As I sit here in a hostel in Vancouver before I head into the second leg of my journey traveling through the states as a solo traveler, I can’t help but have feelings of uneasiness, anxiety and fear. I have waited so long to see the wonders of the world from my own eyes at my own pace and on my own time – and here I am, in the face of this new adventure and while I am excited at the thought of new discoveries, I am desperately seeking refuge from doing this alone. They say, the best way to discover yourself is to spend time with yourself – I used to think that I spent a sufficient amount of “alone” time to myself thinking and pondering without external commentaries. Yet, here I am in a situation no different than being beside myself on a regular day in Toronto; only difference now is, I am thousands of miles away from home and feeling disheartened and dejected knowing that in a few hours when I get on a bus from Vancouver to Seattle and check into a hostel, I have no one to rely on but myself. No one I can trust, no friends to turn to, no familiarity to recognize – and that is what I will know to being completely alone. I have barely begun this phase and already feel the intensity associated with the distance from familiarity and accessibility. It is with this that I realize just how dependant I’ve become on instantaneous accessibility to things and people, taking for granted what it means to rely on yourself.
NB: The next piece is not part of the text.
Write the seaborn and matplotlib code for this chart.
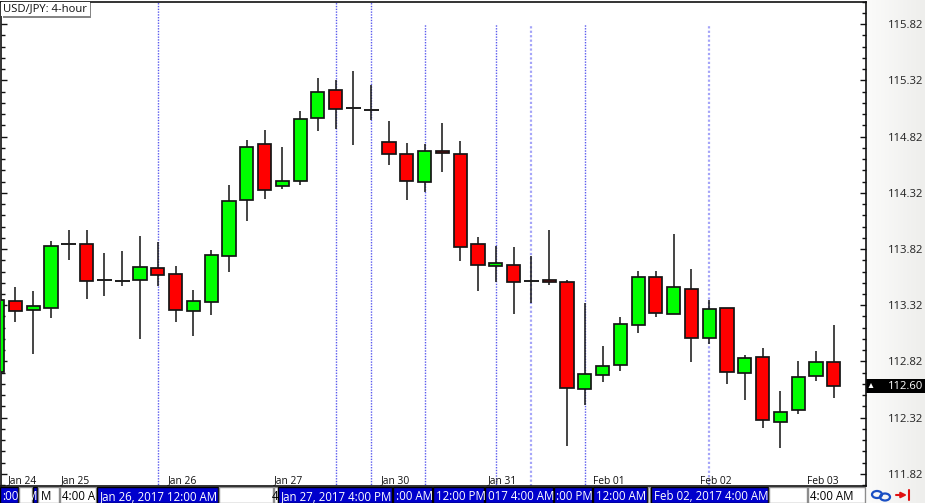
import numpy as np
import pandas as pd
import matplotlib
matplotlib.use("Agg")
import matplotlib.pyplot as plt
from matplotlib.patches import Rectangle, Ellipse, Polygon
import seaborn as sns

# USD/JPY 4-hour candles
opens = [112.727, 113.362, 113.279, 113.297, 113.865, 113.865, 113.547, 113.540,
         113.547, 113.651, 113.594, 113.273, 113.348, 113.758, 114.253, 114.758,
         114.381, 114.422, 114.987, 115.232, 115.072, 115.058, 114.775, 114.669,
         114.413, 114.695, 114.669, 113.861, 113.669, 113.678, 113.540, 113.547,
         113.531, 112.576, 112.698, 112.787, 113.143, 113.571, 113.238, 113.466,
         113.030, 113.297, 112.721, 112.861, 112.285, 112.389, 112.689, 112.814]
closes = [113.369, 113.273, 113.309, 113.849, 113.865, 113.540, 113.547, 113.540,
          113.660, 113.585, 113.282, 113.360, 113.763, 114.250, 114.728, 114.348,
          114.428, 114.978, 115.218, 115.067, 115.072, 115.058, 114.662, 114.422,
          114.693, 114.678, 113.838, 113.678, 113.695, 113.531, 113.540, 113.523,
          112.585, 112.707, 112.778, 113.152, 113.571, 113.247, 113.482, 113.030,
          113.288, 112.730, 112.852, 112.303, 112.374, 112.683, 112.814, 112.600]
highs = [113.369, 113.484, 113.451, 113.888, 113.992, 113.992, 113.787, 113.799,
         113.938, 113.882, 113.671, 113.458, 113.808, 114.393, 114.793, 114.882,
         114.728, 115.045, 115.343, 115.328, 115.401, 115.277, 114.962, 114.764,
         114.758, 114.942, 114.778, 113.927, 113.843, 113.838, 113.760, 113.992,
         113.544, 113.339, 112.959, 113.211, 113.629, 113.629, 113.954, 113.638,
         113.369, 113.297, 112.879, 112.944, 112.556, 112.823, 112.912, 113.146]
lows = [112.727, 113.173, 112.888, 113.208, 113.725, 113.377, 113.398, 113.487,
        113.021, 113.493, 113.173, 113.042, 113.229, 113.612, 114.072, 114.265,
        114.354, 114.386, 114.867, 114.889, 114.749, 114.971, 114.564, 114.259,
        114.324, 114.502, 113.713, 113.449, 113.531, 113.238, 113.339, 113.496,
        112.071, 112.431, 112.638, 112.736, 113.072, 113.211, 113.238, 112.816,
        112.979, 112.623, 112.478, 112.231, 112.048, 112.356, 112.647, 112.493]
first_candle = -1

# candle index of each day label
day_labels = ["Jan 24", "Jan 25", "Jan 26", "Jan 27", "Jan 30", "Jan 31", "Feb 01", "Feb 02", "Feb 03"]
day_pos = [0, 3, 9, 15, 21, 27, 33, 39, 45]

# vertical period separators (candle index)
vline_pos = [8, 18, 20, 23, 27, 29, 32, 39]
vline_top = [116.03, 116.03, 116.03, 115.82, 115.82, 115.82, 115.82, 115.82]
vline_wide = [False, False, False, False, False, True, False, True]

price_ticks = [111.82, 112.32, 112.82, 113.32, 113.82, 114.32, 114.82, 115.32, 115.82]
last_price = 112.60

# the time tabs under the chart: label, left px, right px, selected
tabs = [(":00", 0, 18, True), ("", 19, 32, False), ("M", 33, 37, True), ("M", 38, 59, False),
        ("4:00 A", 60, 96, False), ("Jan 26, 2017 12:00 AM", 97, 218, True),
        ("", 219, 273, False), ("4", 274, 278, False), ("Jan 27, 2017 4:00 PM", 278, 392, True),
        (":00 AM", 393, 432, True), ("12:00 PM", 433, 484, True), ("017 4:00 AM", 485, 553, True),
        (":00 PM", 554, 592, True), ("12:00 AM", 593, 647, True), ("", 648, 650, False),
        ("Feb 02, 2017 4:00 AM", 651, 768, True), ("", 769, 807, False), ("4:00 AM", 808, 865, False)]

UI_FONT = "Open Sans"
W, H = 925, 503
AX_L, AX_R, AX_T, AX_B = 0.5, 866, 1.5, 486

sns.set_style("white")
plt.rcParams["font.family"] = [UI_FONT, "DejaVu Sans"]

fig = plt.figure(figsize=(W / 100, H / 100), dpi=100, facecolor="white")

# everything around the plot, in pixel coordinates
chrome = fig.add_axes([0, 0, 1, 1], zorder=0)
chrome.axis("off")
grad = np.linspace(0, 1, 64).reshape(1, -1)
chrome.imshow(grad, extent=(867, W, H, 0), aspect="auto", cmap=matplotlib.colors.LinearSegmentedColormap.from_list(
    "panel", ["#fbfbfa", "#eeeeec"]), zorder=0)
chrome.set_xlim(0, W)
chrome.set_ylim(H, 0)

for label, left, right, selected in tabs:
    face = "#0000cc" if selected else "white"
    edge = "black" if selected else "#8c8c8c"
    box = Rectangle((left, 487), right - left, 16, facecolor=face, edgecolor=edge, lw=1.0, zorder=2)
    chrome.add_patch(box)
    if label:
        # the two slivers only show the end of their text
        sliver = right - left < 8
        t = chrome.text(right + 0.5 if sliver else left + 2.5, 496.5, label, color="white" if selected else "black",
                        fontsize=8.3, ha="right" if sliver else "left", va="center", zorder=3)
        t.set_clip_path(box)

# price tag
chrome.add_patch(Rectangle((866, 379), W - 866, 14, facecolor="black", edgecolor="none", zorder=2))
chrome.add_patch(Polygon([(868.5, 388), (873.5, 388), (871, 383)], facecolor="white", edgecolor="none", zorder=3))
chrome.text(888, 386.3, f"{last_price:.2f}", color="white", fontsize=8.1, va="center", ha="left", zorder=3)

# link and arrow icons
chrome.add_patch(Ellipse((877, 494.5), 10, 7, fill=False, edgecolor="#1a4fc4", lw=1.6, zorder=3))
chrome.add_patch(Ellipse((885, 497), 10, 7, fill=False, edgecolor="#1a4fc4", lw=1.6, zorder=3))
chrome.annotate("", xy=(907, 495), xytext=(896, 495), zorder=3,
                arrowprops=dict(arrowstyle="-|>", color="#e01010", lw=1.5, mutation_scale=8, shrinkA=0, shrinkB=0))
chrome.plot([908.5, 908.5], [490, 500], color="#e01010", lw=1.5, zorder=3)

# main chart
ax = fig.add_axes([AX_L / W, 1 - AX_B / H, (AX_R - AX_L) / W, (AX_B - AX_T) / H], zorder=1)
ax.set_facecolor("white")

df = pd.DataFrame({"pos": np.arange(len(opens)) + first_candle, "open": opens, "close": closes,
                   "high": highs, "low": lows})
df["body"] = (df["close"] - df["open"]).abs()
df["base"] = df[["open", "close"]].min(axis=1)

for pos, top, wide in zip(vline_pos, vline_top, vline_wide):
    ax.vlines(pos, 111.5, top, colors="#a4a4f8" if wide else "#5a5aee",
              linewidth=1.6 if wide else 1.0, linestyles=(0, (1, 1)), zorder=1)

ax.vlines(df["pos"], df["low"], df["high"], colors="#1c1c1c", linewidth=1.15, zorder=2)

up = df[df["close"] > df["open"]]
down = df[df["close"] < df["open"]]
flat = df[df["close"] == df["open"]]
for part, colour in [(up, "#00ff00"), (down, "#ff0000")]:
    sns.barplot(data=part, x="pos", y="body", bottom=part["base"].to_numpy(), native_scale=True,
                color=colour, saturation=1, edgecolor="#141414", linewidth=1.25, width=0.74,
                errorbar=None, zorder=3, ax=ax)
ax.hlines(flat["open"], flat["pos"] - 0.42, flat["pos"] + 0.42, colors="#1c1c1c", linewidth=1.4, zorder=3)

ax.set_xlim(-0.843, 47.81)
ax.set_ylim(111.712, 116.022)
ax.set_xlabel("")
ax.set_ylabel("")
ax.set_xticks([])

ax.yaxis.tick_right()
ax.set_yticks(price_ticks)
ax.set_yticklabels([f"{p:.2f}" for p in price_ticks])
ax.set_yticks(np.arange(111.72, 116.03, 0.1), minor=True)
ax.tick_params(axis="y", which="major", direction="in", left=True, right=True, length=4.6, width=1.0,
               color="#111111", pad=15.8, labelsize=8.1, labelcolor="#222222")
ax.tick_params(axis="y", which="minor", direction="in", left=True, right=True, length=2.6, width=1.0,
               color="#111111")
for spine in ax.spines.values():
    spine.set_visible(True)
    spine.set_color("#111111")
    spine.set_linewidth(1.2)

for name, pos in zip(day_labels, day_pos):
    ax.annotate(name, xy=(pos, 0), xycoords=ax.get_xaxis_transform(), xytext=(6.5, -0.5),
                textcoords="offset pixels", ha="center", va="bottom", fontsize=7.4, color="#111111", zorder=4)


def px_box(x0, y0, x1, y1, colour, z):
    # rectangle given in picture pixels, drawn on top of the chart
    return Rectangle((x0, y0), x1 - x0, y1 - y0, transform=chrome.transData, facecolor=colour,
                     edgecolor="none", zorder=z)


# chart caption box with its shadow
ax.add_patch(px_box(3, 3, 91, 17.5, "#858585", 5))
ax.add_patch(px_box(1, 1.5, 89.5, 15.5, "white", 5.5))
ax.text(2.5 / 865.5, 1 - 7.5 / 484.5, "USD/JPY: 4-hour", transform=ax.transAxes, fontsize=8.1, color="#111111",
        va="center", ha="left", zorder=6)

fig.savefig("out.png", dpi=100, facecolor=fig.get_facecolor())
When I break my ankle and need help, who do I turn to? When I need directions to get around, who will I turn to? When I have thoughts on my mind, who will I share them with? Without the certainty to connection, access to networks or people – I am taking the chance to survive in the world that is out there based on the kindness of humans and the networks of backpackers I come across in hostels and in my journeys.
My heart is racing, my emotions are flustered, there are rats running under my feet in this hostel in Vancouver. Tomorrow, I will begin the real journey of mind, body and soul – alone.